Mentioned in SAL (#wikimedia-operations) [2022-01-31T17:15:45Z] <urandom> restarting Cassandra, aqs1014-{a,b}, to apply upgrade to 3.11.11 -- T298516

Mentioned in SAL (#wikimedia-operations) [2022-01-31T17:23:50Z] <urandom> restarting Cassandra, aqs1015-{a,b}, to apply upgrade to 3.11.11 -- T298516

The upgrade to 3.11.11 is complete.

Thanks a lot @Eevans for the upgrade!
I assume we'll leave it bake for a few days before pooling more nodes - right?

Thanks a lot @Eevans for the upgrade!
I assume we'll leave it bake for a few days before pooling more nodes - right?

If we want an apples/apples comparison to the last week, we can let it simmer like this for the next.
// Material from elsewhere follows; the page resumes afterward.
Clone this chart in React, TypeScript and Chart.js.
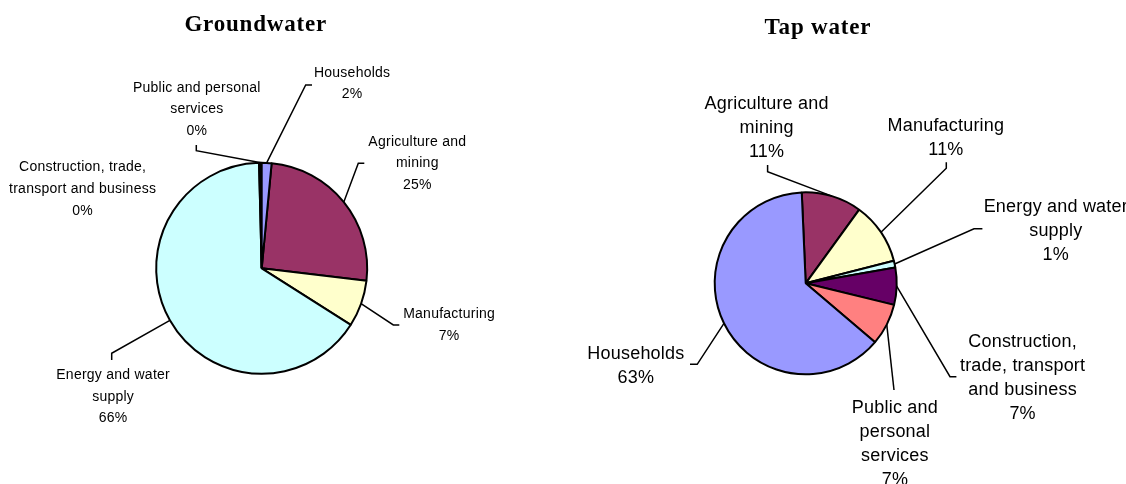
import React, { useEffect, useRef } from "react";
import { Chart, registerables } from "chart.js";

Chart.register(...registerables);

// ---------- data ----------
const categories = [
  "Agriculture and mining",
  "Manufacturing",
  "Energy and water supply",
  "Construction, trade, transport and business",
  "Public and personal services",
  "Households",
];
const groundwaterValues = [25.4, 7.1, 65.6, 0.2, 0.2, 1.5];
const tapWaterValues = [10.7, 11.0, 1.2, 6.6, 7.4, 63.1];
const sliceColors = ["#993366", "#FFFFCC", "#CCFFFF", "#660066", "#FF8080", "#9999FF"];

const groundwaterLabelLines = [
  ["Agriculture and", "mining"],
  ["Manufacturing"],
  ["Energy and water", "supply"],
  ["Construction, trade,", "transport and business"],
  ["Public and personal", "services"],
  ["Households"],
];
const tapWaterLabelLines = [
  ["Agriculture and", "mining"],
  ["Manufacturing"],
  ["Energy and water", "supply"],
  ["Construction,", "trade, transport", "and business"],
  ["Public and", "personal", "services"],
  ["Households"],
];

// ---------- layout (page coordinates) ----------
type Pt = [number, number];
type LabelLayout = { cx: number; baseline: number; leader: Pt[] | null };
type PieLayout = {
  title: string;
  canvasLeft: number;
  width: number;
  height: number;
  center: Pt;
  radius: number;
  rotation: number;
  titleX: number;
  titleY: number;
  fontSize: number;
  lineGap: number;
  letterSpacing: number;
  labels: LabelLayout[];
};

const groundwaterLayout: PieLayout = {
  title: "Groundwater",
  canvasLeft: 0,
  width: 560,
  height: 484,
  center: [261.7, 268.3],
  radius: 105.5,
  rotation: (360 * groundwaterValues[5]) / groundwaterValues.reduce((a, b) => a + b, 0),
  titleX: 255.3,
  titleY: 30.7,
  fontSize: 14,
  lineGap: 21.7,
  letterSpacing: 0.25,
  labels: [
    { cx: 417.2, baseline: 145.7, leader: [[358.3, 163.3], [364.3, 163.3]] },
    { cx: 449, baseline: 318, leader: [[393.3, 325], [399.3, 325]] },
    { cx: 113, baseline: 379, leader: [[111.7, 353.3], [111.7, 360]] },
    { cx: 82.5, baseline: 171.3, leader: null },
    { cx: 196.7, baseline: 91.7, leader: [[196.3, 150.7], [196.3, 145]] },
    { cx: 352, baseline: 76.7, leader: [[305.7, 85], [312, 85]] },
  ],
};

const tapWaterLayout: PieLayout = {
  title: "Tap water",
  canvasLeft: 560,
  width: 566,
  height: 484,
  center: [805.7, 283.3],
  radius: 91,
  rotation: -2.5,
  titleX: 817.5,
  titleY: 33.5,
  fontSize: 18,
  lineGap: 24,
  letterSpacing: 0.2,
  labels: [
    { cx: 766.5, baseline: 109.3, leader: [[767.6, 171.7], [767.6, 165]] },
    { cx: 945.8, baseline: 130.7, leader: [[946.3, 168.3], [946.3, 162.3]] },
    { cx: 1055.7, baseline: 211.7, leader: [[974, 228.7], [982.4, 228.7]] },
    { cx: 1022.5, baseline: 347.3, leader: [[950, 376.7], [956.4, 376.7]] },
    { cx: 894.8, baseline: 413.3, leader: [[894, 390]] },
    { cx: 635.8, baseline: 359.3, leader: [[697.2, 364.3], [690, 364.3]] },
  ],
};

function makeLabelPlugin(layout: PieLayout, lines: string[][], values: number[]) {
  return {
    id: "pieLabels_" + layout.canvasLeft,
    afterDatasetsDraw(chart: any) {
      const ctx: CanvasRenderingContext2D = chart.ctx;
      const meta = chart.getDatasetMeta(0);
      const total = values.reduce((a, b) => a + b, 0);
      const off = layout.canvasLeft;
      ctx.save();
      // leaders
      ctx.strokeStyle = "#000";
      ctx.lineWidth = 1.5;
      meta.data.forEach((arc: any, i: number) => {
        const lab = layout.labels[i];
        if (!lab || !lab.leader) return;
        const p = arc.getProps(["x", "y", "startAngle", "endAngle", "outerRadius"], true);
        const mid = (p.startAngle + p.endAngle) / 2;
        const ex = p.x + Math.cos(mid) * p.outerRadius;
        const ey = p.y + Math.sin(mid) * p.outerRadius;
        ctx.beginPath();
        ctx.moveTo(ex, ey);
        lab.leader.forEach(([lx, ly]) => ctx.lineTo(lx - off, ly));
        ctx.stroke();
      });
      // text
      ctx.fillStyle = "#000";
      ctx.textAlign = "center";
      ctx.textBaseline = "alphabetic";
      ctx.font = `${layout.fontSize}px "Liberation Sans", Arial, sans-serif`;
      (ctx as any).letterSpacing = `${layout.letterSpacing}px`;
      meta.data.forEach((_arc: any, i: number) => {
        const lab = layout.labels[i];
        const pct = Math.round((values[i] / total) * 100) + "%";
        const all = [...lines[i], pct];
        all.forEach((t, k) => {
          ctx.fillText(t, lab.cx - off + layout.letterSpacing / 2, lab.baseline + k * layout.lineGap);
        });
      });
      // title
      ctx.font = `bold 23px "Liberation Serif", "Times New Roman", serif`;
      (ctx as any).letterSpacing = "0.8px";
      ctx.fillText(layout.title, layout.titleX - off + 0.4, layout.titleY);
      ctx.restore();
    },
  };
}

function PieCanvas({ layout, values, lines }: { layout: PieLayout; values: number[]; lines: string[][] }) {
  const ref = useRef<HTMLCanvasElement | null>(null);
  useEffect(() => {
    if (!ref.current) return;
    const cxLocal = layout.center[0] - layout.canvasLeft;
    const cyLocal = layout.center[1];
    const padRight = layout.width - 2 * cxLocal;
    const padTop = 2 * cyLocal - layout.height;
    const chart = new Chart(ref.current, {
      type: "pie",
      data: {
        labels: categories,
        datasets: [
          {
            data: values,
            backgroundColor: sliceColors,
            borderColor: "#000",
            borderWidth: 2,
            hoverBorderWidth: 2,
            hoverOffset: 0,
          },
        ],
      },
      options: {
        responsive: false,
        animation: false,
        devicePixelRatio: 1,
        radius: layout.radius,
        rotation: layout.rotation,
        layout: { padding: { left: 0, right: padRight, top: padTop, bottom: 0 } },
        plugins: {
          legend: { display: false },
          tooltip: { enabled: false },
          title: { display: false },
        },
        events: [],
      } as any,
      plugins: [makeLabelPlugin(layout, lines, values)],
    });
    return () => chart.destroy();
  }, [layout, values, lines]);
  return (
    <canvas
      ref={ref}
      width={layout.width}
      height={layout.height}
      style={{ position: "absolute", left: layout.canvasLeft, top: 0, width: layout.width, height: layout.height }}
    />
  );
}

export default function App() {
  return (
    <div style={{ position: "absolute", left: 0, top: 0, width: 1126, height: 484, background: "#fff", overflow: "hidden" }}>
      <PieCanvas layout={groundwaterLayout} values={groundwaterValues} lines={groundwaterLabelLines} />
      <PieCanvas layout={tapWaterLayout} values={tapWaterValues} lines={tapWaterLabelLines} />
    </div>
  );
}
The alternative would be to take it on good faith that it's Problem Solved™, and move ahead. I don't feel passionately about this one way or the other (and am in no particular hurry), so I'll leave that to you all.

Looks good to me too.

image.png (727×1 px, 303 KB)

I'm happy to wait a couple more days to be sure, then pool all of the remaining servers and switch off the old ones.

Change 757998 merged by Btullis:

[operations/puppet@production] Fold-in (minor) upstream configuration changes

https://gerrit.wikimedia.org/r/757998

Pooled the new servers. Marking this investigation as complete.